The various deaths are about as gory as in THE OMEN, with brief flashes of a bloody eyeball being pecked or a knife driving into a throat. There are some standout moments involving Katy making a metal partition crash down onto a hot dog stand in her attempt to kill Huston, the aforementioned green sky dream sequences, and the ending, in which Katy is attacked by hundreds of birds. There's also a fun hall-of-mirrors sequence seemingly stolen from ENTER THE DRAGON.

The cast is a good one and makes up for the script's deficiencies. Mel Ferrer, a genre staple in this period, makes good use of his cold, creepy eyes as the chief villain. Lance Henriksen basically reprises his role from DAMIEN: OMEN II but is underused. Shelley Winters is good value as a bible-bashing nanny, while director Sam Peckinpah makes a brief cameo as a doctor. Glenn Ford is pretty good as a detective hot on Katy's trail who comes off the worse for wear, while John Huston is excellent and understated as the central crusader for good.

Paige Conner, though, goes over the top as Katy and comes off more as annoying and whiny than frightening or evil; she's pretty unconvincing and not a patch on Linda Blair. The final chief cast member is the familiar-looking Joanne Nail who struggles through an awful role which subjects her to a ton of abuse, like being accidentally shot, propelled into a fish tank, thrown down a flight of stairs, and garroted; it's pretty disturbing the amount of misfortune that happens to her, especially when she's in the wheelchair, and in this the film echoes Lee Remick's unfortunate character in THE OMEN.

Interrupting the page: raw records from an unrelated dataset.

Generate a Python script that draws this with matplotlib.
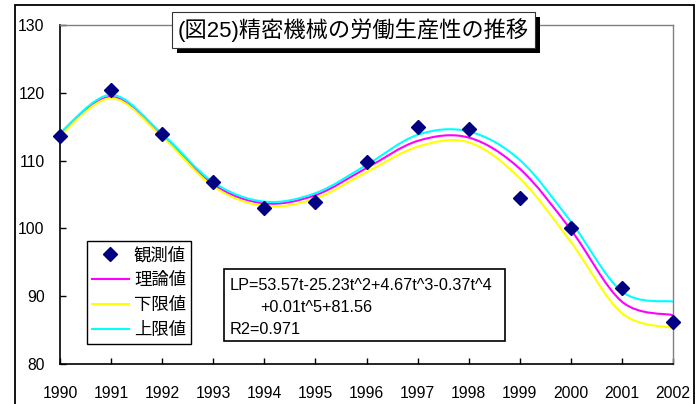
import matplotlib
matplotlib.use('Agg')
import matplotlib.pyplot as plt
from matplotlib.path import Path
from matplotlib.patches import PathPatch, Rectangle
from matplotlib.lines import Line2D

plt.rcParams['font.family'] = ['Liberation Sans', 'Noto Sans CJK JP']

# data
years = [1990, 1991, 1992, 1993, 1994, 1995, 1996, 1997, 1998, 1999, 2000, 2001, 2002]
observed = [113.7, 120.4, 113.9, 106.8, 103.0, 103.9, 109.8, 115.0, 114.6, 104.5, 100.1, 91.2, 86.2]
theory = [113.9, 119.4, 113.7, 106.5, 103.7, 104.9, 108.9, 112.9, 113.4, 108.8, 99.8, 89.2, 87.2]
lower = [113.7, 119.2, 113.5, 106.2, 103.3, 104.4, 108.3, 112.05, 112.7, 107.4, 98.0, 87.5, 85.3]
upper = [114.1, 119.7, 113.95, 106.8, 103.95, 105.2, 109.35, 113.8, 114.3, 110.1, 101.0, 90.7, 89.2]

series_labels = ['観測値', '理論値', '下限値', '上限値']
title = '(図25)精密機械の労働生産性の推移'
equation = ['LP=53.57t-25.23t^2+4.67t^3-0.37t^4', '+0.01t^5+81.56', 'R2=0.971']

W, H = 697, 404


def px(x, y):
    # pixel (top-left origin) -> figure fraction
    return x / W, (H - y) / H


# smoothed line like the spreadsheet's "smooth line" option
def smooth_path(xs, ys):
    verts = [(xs[0], ys[0])]
    codes = [Path.MOVETO]
    n = len(xs)
    for i in range(n - 1):
        a = max(i - 1, 0)
        d = min(i + 2, n - 1)
        c1 = (xs[i] + (xs[i + 1] - xs[a]) / 6, ys[i] + (ys[i + 1] - ys[a]) / 6)
        c2 = (xs[i + 1] - (xs[d] - xs[i]) / 6, ys[i + 1] - (ys[d] - ys[i]) / 6)
        verts += [c1, c2, (xs[i + 1], ys[i + 1])]
        codes += [Path.CURVE4] * 3
    return Path(verts, codes)


fig = plt.figure(figsize=(W / 100, H / 100), dpi=100)
ax = fig.add_axes([60 / W, 40 / H, 613 / W, 339 / H])

line_colors = ['#FF00FF', '#FFFF00', '#00FFFF']
for vals, col in zip([theory, lower, upper], line_colors):
    ax.add_patch(PathPatch(smooth_path(years, vals), facecolor='none', edgecolor=col,
                           lw=1.5, zorder=2, clip_on=False))

ax.plot(years, observed, linestyle='none', marker='D', ms=7, color='#000080', zorder=3, clip_on=False)

ax.set_xlim(1990, 2002)
ax.set_ylim(80, 130)
ax.set_xticks(years)
ax.set_xticklabels([str(y) for y in years])
ax.set_yticks(range(80, 131, 10))
ax.tick_params(axis='x', direction='in', length=4, width=1, pad=16, labelsize=11.3)
ax.tick_params(axis='y', direction='in', length=4, width=1, pad=11, labelsize=11.3)
for s in ['left', 'bottom']:
    ax.spines[s].set_color('black')
    ax.spines[s].set_linewidth(1.2)
for s in ['top', 'right']:
    ax.spines[s].set_color('#808080')
    ax.spines[s].set_linewidth(1.0)

# legend
handles = [Line2D([], [], linestyle='none', marker='D', ms=7, color='#000080')]
handles += [Line2D([], [], color=c, lw=1.5) for c in line_colors]
leg = ax.legend(handles, series_labels, loc='upper left', bbox_to_anchor=px(87, 241),
                bbox_transform=fig.transFigure, prop={'family': ['Noto Sans CJK JP'], 'size': 12.5},
                frameon=True, fancybox=False, edgecolor='black', framealpha=1,
                handlelength=2.1, handletextpad=0.3, labelspacing=0.4, borderpad=0.3,
                borderaxespad=0, numpoints=1)
leg.get_frame().set_linewidth(1.0)
leg.set_zorder(5)

# equation box
x0, y0 = px(224, 341)
fig.patches.append(Rectangle((x0, y0), 281 / W, 72 / H, transform=fig.transFigure,
                             facecolor='white', edgecolor='black', lw=1.2, zorder=5))
fig.text(*px(230, 285), equation[0], fontsize=11.7, va='center', ha='left', zorder=6)
fig.text(*px(260, 307), equation[1], fontsize=11.7, va='center', ha='left', zorder=6)
fig.text(*px(230, 329), equation[2], fontsize=11.7, va='center', ha='left', zorder=6)

# title box with shadow
x0, y0 = px(177, 53)
fig.patches.append(Rectangle((x0, y0), 363 / W, 36 / H, transform=fig.transFigure,
                             facecolor='black', edgecolor='black', lw=0, zorder=5))
x0, y0 = px(172, 48)
fig.patches.append(Rectangle((x0, y0), 363 / W, 36 / H, transform=fig.transFigure,
                             facecolor='white', edgecolor='#333333', lw=0.8, zorder=6))
fig.text(*px(353.5, 30), title, fontsize=16, va='center', ha='center', zorder=7)

# outer chart border
x0, y0 = px(15, 420)
fig.patches.append(Rectangle((x0, y0), 679 / W, 415 / H, transform=fig.transFigure,
                             facecolor='none', edgecolor='black', lw=1.3, zorder=8))

fig.savefig('out.png', dpi=100)
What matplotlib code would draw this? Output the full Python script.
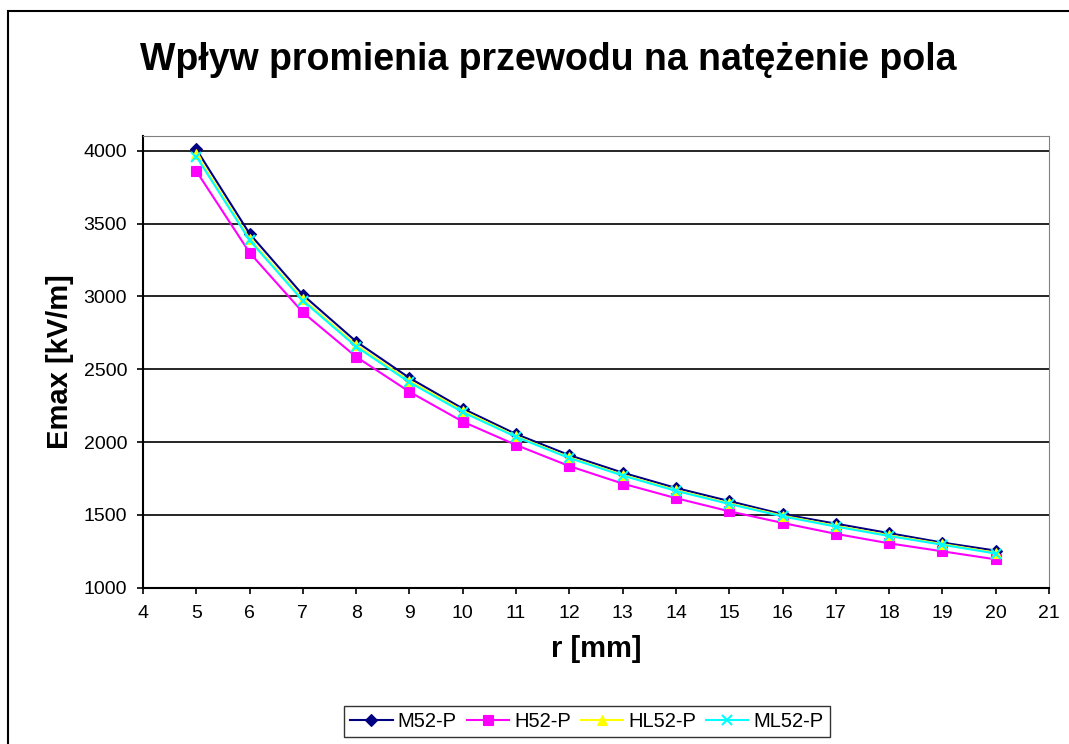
import matplotlib
matplotlib.use("Agg")
import matplotlib.pyplot as plt
from matplotlib.patches import Rectangle

# Promien przewodu [mm]
r_mm = list(range(5, 21))

# Emax [kV/m] for each conductor type
m52_p = [4010, 3430, 3010, 2690, 2440, 2230, 2055, 1910, 1790, 1685, 1595, 1505, 1440, 1375, 1310, 1255]
h52_p = [3860, 3300, 2890, 2585, 2345, 2140, 1980, 1835, 1715, 1615, 1525, 1445, 1370, 1305, 1250, 1195]
hl52_p = [3975, 3395, 2980, 2665, 2420, 2215, 2040, 1895, 1775, 1670, 1580, 1495, 1425, 1360, 1300, 1240]
ml52_p = [3960, 3385, 2970, 2655, 2410, 2205, 2035, 1890, 1770, 1665, 1575, 1490, 1420, 1355, 1295, 1235]

series = [
    ("M52-P", m52_p, "#000080", "D", 6.5),
    ("H52-P", h52_p, "#ff00ff", "s", 6.5),
    ("HL52-P", hl52_p, "#ffff00", "^", 7.5),
    ("ML52-P", ml52_p, "#00ffff", "x", 6.5),
]

plt.rcParams["font.family"] = ["Liberation Sans", "DejaVu Sans"]

fig = plt.figure(figsize=(10.69, 7.44), dpi=100)
ax = fig.add_axes([0.1338, 0.21, 0.8475, 0.607])

for name, vals, col, mk, ms in series:
    ax.plot(r_mm, vals, color=col, marker=mk, markersize=ms, linewidth=1.5,
            markeredgewidth=1.5 if mk == "x" else 0.8, label=name)

ax.set_xlim(4, 21)
ax.set_ylim(1000, 4100)
ax.set_xticks(range(4, 22))
ax.set_yticks(range(1000, 4001, 500))
ax.tick_params(labelsize=14, direction="out", length=4.5, width=1.2)
ax.tick_params(axis="x", pad=8)
ax.tick_params(axis="y", pad=7)
ax.yaxis.grid(True, color="black", linewidth=1.2)
ax.set_axisbelow(True)

for side in ["top", "right"]:
    ax.spines[side].set_color("#808080")
for side in ["left", "bottom"]:
    ax.spines[side].set_linewidth(1.5)

ax.set_xlabel("r [mm]", fontsize=21, fontweight="bold", labelpad=9)
ax.set_ylabel("Emax [kV/m]", fontsize=21, fontweight="bold", labelpad=7)
fig.text(0.513, 0.92, "Wpływ promienia przewodu na natężenie pola", ha="center",
         va="center", fontsize=27, fontweight="bold")

leg = fig.legend(loc="lower center", bbox_to_anchor=(0.549, -0.004), ncol=4, fontsize=14.5,
                 frameon=True, fancybox=False, edgecolor="black", handlelength=2.1,
                 columnspacing=0.5, borderpad=0.3, handletextpad=0.25)
leg.get_frame().set_linewidth(1.0)

# outer chart border (only left and top edges are inside the picture)
fig.patches.append(Rectangle((8 / 1069, -0.1), 1.2, 0.1 + 1 - 11 / 744,
                             transform=fig.transFigure, fill=False,
                             edgecolor="black", linewidth=1.5))

fig.savefig("out.png", dpi=100)
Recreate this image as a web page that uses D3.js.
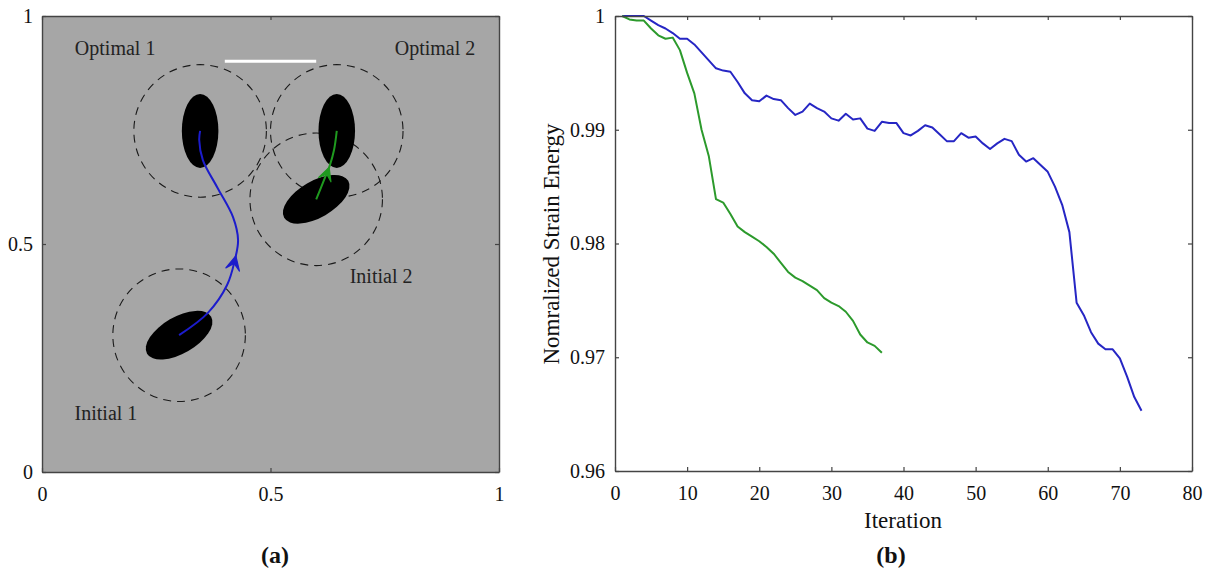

I would liken this movie to EXORCIST II in that, overall, it is a flop and disappointingly disjointed, but it has some key artistic scenes that make it worth a watch. Of course, if you're a fan of any of the actors appearing in it then I would recommend it too, to see how they handle being in such a film. Sometimes boring and sometimes fascinating, THE VISITOR is worth tracking down for fans of the bizarre.